How directed acyclic graphs help analysts identify confounders, avoid collider bias, and choose the right variables to control for in causal analysis.

Jan 298 min readstatstest_flow Causal Inference Supporting

DAGs for Analysts: Drawing Your Assumptions Before You Analyze

Quick Hits

•A DAG is a diagram of your causal assumptions: nodes are variables, directed edges represent causal relationships, and no cycles are allowed
•DAGs make implicit assumptions explicit, forcing you to commit to a causal story before looking at results
•The backdoor criterion tells you exactly which variables to adjust for -- and which to leave alone -- to get an unbiased causal estimate
•Conditioning on a collider (a variable caused by two others) opens a spurious path and creates bias -- one of the most counterintuitive results in statistics
•You do not need to believe your DAG is perfectly correct; even an approximate DAG is better than no structural thinking at all

TL;DR

Before you run any causal analysis, you should draw a picture. A directed acyclic graph (DAG) maps out your assumptions about which variables cause which. This is not a formality -- it is the step that determines which variables you should control for, which you must leave alone, and whether your causal estimate is identified at all. This post explains how to build a DAG, how to read it, how to apply the backdoor criterion, and how to avoid the collider trap that catches even experienced analysts.

Why You Need a DAG

Every causal analysis makes assumptions about the data-generating process. When you "control for" a variable in a regression, you are making a causal claim: this variable is a confounder that needs to be adjusted for. When you leave a variable out, you are claiming it is either irrelevant or already accounted for.

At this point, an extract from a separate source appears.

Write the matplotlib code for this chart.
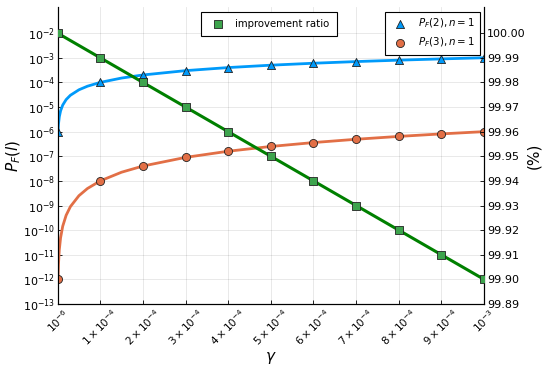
import matplotlib.pyplot as plt

plt.rcParams['font.family'] = ['DejaVu Sans']
plt.rcParams['mathtext.fontset'] = 'dejavusans'

# marker positions (gamma)
gamma = [1e-6, 1e-4, 2e-4, 3e-4, 4e-4, 5e-4, 6e-4, 7e-4, 8e-4, 9e-4, 1e-3]
pf2 = [1e-6, 1e-4, 2e-4, 3e-4, 4e-4, 5e-4, 6e-4, 7e-4, 8e-4, 9e-4, 1e-3]
pf3 = [1e-12, 1e-8, 4e-8, 9e-8, 1.6e-7, 2.5e-7, 3.6e-7, 4.9e-7, 6.4e-7, 8.1e-7, 1e-6]
ratio = [99.9999, 99.99, 99.98, 99.97, 99.96, 99.95, 99.94, 99.93, 99.92, 99.91, 99.90]

# curve samples
gamma_c = [1e-6, 2e-6, 4e-6, 7e-6, 1.2e-5, 2e-5, 3e-5, 5e-5, 7e-5, 1e-4, 1.5e-4,
           2e-4, 3e-4, 4e-4, 5e-4, 6e-4, 7e-4, 8e-4, 9e-4, 1e-3]
pf2_c = [1e-6, 2e-6, 4e-6, 7e-6, 1.2e-5, 2e-5, 3e-5, 5e-5, 7e-5, 1e-4, 1.5e-4,
         2e-4, 3e-4, 4e-4, 5e-4, 6e-4, 7e-4, 8e-4, 9e-4, 1e-3]
pf3_c = [1e-12, 4e-12, 1.6e-11, 4.9e-11, 1.44e-10, 4e-10, 9e-10, 2.5e-9, 4.9e-9, 1e-8,
         2.25e-8, 4e-8, 9e-8, 1.6e-7, 2.5e-7, 3.6e-7, 4.9e-7, 6.4e-7, 8.1e-7, 1e-6]

xticks = [1e-6] + [k * 1e-4 for k in range(1, 10)] + [1e-3]
xlabels = [r'$10^{-6}$'] + [r'$%d\times10^{-4}$' % k for k in range(1, 10)] + [r'$10^{-3}$']
yticks = [10.0 ** e for e in range(-13, -1)]
ylabels = [r'$10^{%d}$' % e for e in range(-13, -1)]
rticks = [99.89 + 0.01 * k for k in range(12)]

blue = '#009AFA'
red = '#E26F46'
green = '#008000'

fig = plt.figure(figsize=(5.5, 3.71), dpi=100)
ax = fig.add_axes([0.1055, 0.1806, 0.7745, 0.8004])
ax.set_yscale('log')
ax.plot(gamma_c, pf2_c, color=blue, lw=2)
ax.plot(gamma_c, pf3_c, color=red, lw=2)
h2 = ax.scatter(gamma, pf2, marker='^', s=34, c=blue, edgecolors='#222222', linewidths=0.6, zorder=5)
h3 = ax.scatter(gamma, pf3, marker='o', s=34, c=red, edgecolors='#222222', linewidths=0.6, zorder=5)

ax.set_xlim(1e-6, 1e-3)
ax.set_ylim(1e-13, 10 ** -0.94)
ax.set_xticks(xticks)
ax.set_xticklabels(xlabels, rotation=45, ha='center', fontsize=7.5)
ax.set_yticks(yticks)
ax.set_yticklabels(ylabels, fontsize=8)
ax.minorticks_off()
ax.grid(True, color='#000000', alpha=0.1, lw=0.6)
ax.tick_params(direction='in', length=3, width=0.6, pad=2)
ax.spines['top'].set_visible(False)
ax.set_xlabel(r'$\gamma$', fontsize=11)
ax.xaxis.set_label_coords(0.5, -0.155)
ax.set_ylabel(r'$P_F(l)$', fontsize=11)
ax.yaxis.set_label_coords(-0.083, 0.5)

ax2 = ax.twinx()
ax2.plot(gamma, ratio, color=green, lw=2.2)
hg = ax2.scatter(gamma, ratio, marker='s', s=32, c='#3DA44D', edgecolors='#222222', linewidths=0.6, zorder=5)
ax2.set_ylim(99.89, 100.0106)
ax2.set_yticks(rticks)
ax2.set_yticklabels(['%.2f' % v for v in rticks], fontsize=8)
ax2.tick_params(direction='in', length=3, width=0.6, pad=2)
ax2.spines['top'].set_visible(False)
ax2.set_ylabel('(%)', fontsize=11)
ax2.yaxis.set_label_coords(1.1, 0.5)

leg1 = ax2.legend([hg], ['improvement ratio'], loc='upper left', bbox_to_anchor=(0.335, 0.985),
                  fontsize=7.3, fancybox=False, edgecolor='black', framealpha=1,
                  borderpad=0.7, handletextpad=0.7, borderaxespad=0)
leg1.get_frame().set_linewidth(0.8)
ax2.add_artist(leg1)
leg2 = ax2.legend([h2, h3], [r'$P_F(2), n=1$', r'$P_F(3), n=1$'], loc='upper right',
                  bbox_to_anchor=(0.99, 0.985), fontsize=7.4, fancybox=False,
                  edgecolor='black', framealpha=1, borderpad=0.5, handletextpad=0.7,
                  labelspacing=0.55, borderaxespad=0)
leg2.get_frame().set_linewidth(0.8)

fig.savefig('out.png', dpi=100)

The problem is that these assumptions are usually implicit. An analyst includes covariates based on habit, availability, or a vague sense that "more controls are better." But controlling for the wrong variable can introduce bias rather than remove it. A DAG makes all of these decisions explicit and auditable.

The payoff:

A DAG tells you the minimal sufficient set of variables to adjust for.
It warns you when adjusting for a variable would create bias (collider bias).
It reveals when causal identification is impossible regardless of your statistical method.
It facilitates communication: colleagues can critique your assumptions by looking at the graph, not your code.

Building a DAG

Nodes and Edges

Each node is a variable: treatment, outcome, covariates, unobserved variables.
Each directed edge (arrow) represents a direct causal effect. $A \to B$ means $A$ causes $B$ .
No cycles: If $A$ causes $B$ , $B$ cannot cause $A$ (at least not in the same time period). This is the "acyclic" constraint.

Steps to Construct a DAG

Define treatment and outcome. These are the two nodes you care about most.
List plausible causes of the outcome. What variables affect $Y$ apart from $T$ ?
List plausible causes of the treatment. What determines who receives $T$ ?
Identify common causes. Variables that cause both $T$ and $Y$ are confounders.
Add edges based on domain knowledge. Does variable $A$ plausibly cause $B$ ? If so, draw the arrow.
Include unobserved variables. If you believe an unmeasured variable exists, include it as a node (often drawn with a dashed circle). This makes the threat explicit.

A Product Analytics Example

You want to estimate the effect of a "power user" badge on purchase frequency.

Nodes: Badge (T), Purchase Frequency (Y), Prior Engagement (C1), Account Age (C2), User Motivation (U, unobserved).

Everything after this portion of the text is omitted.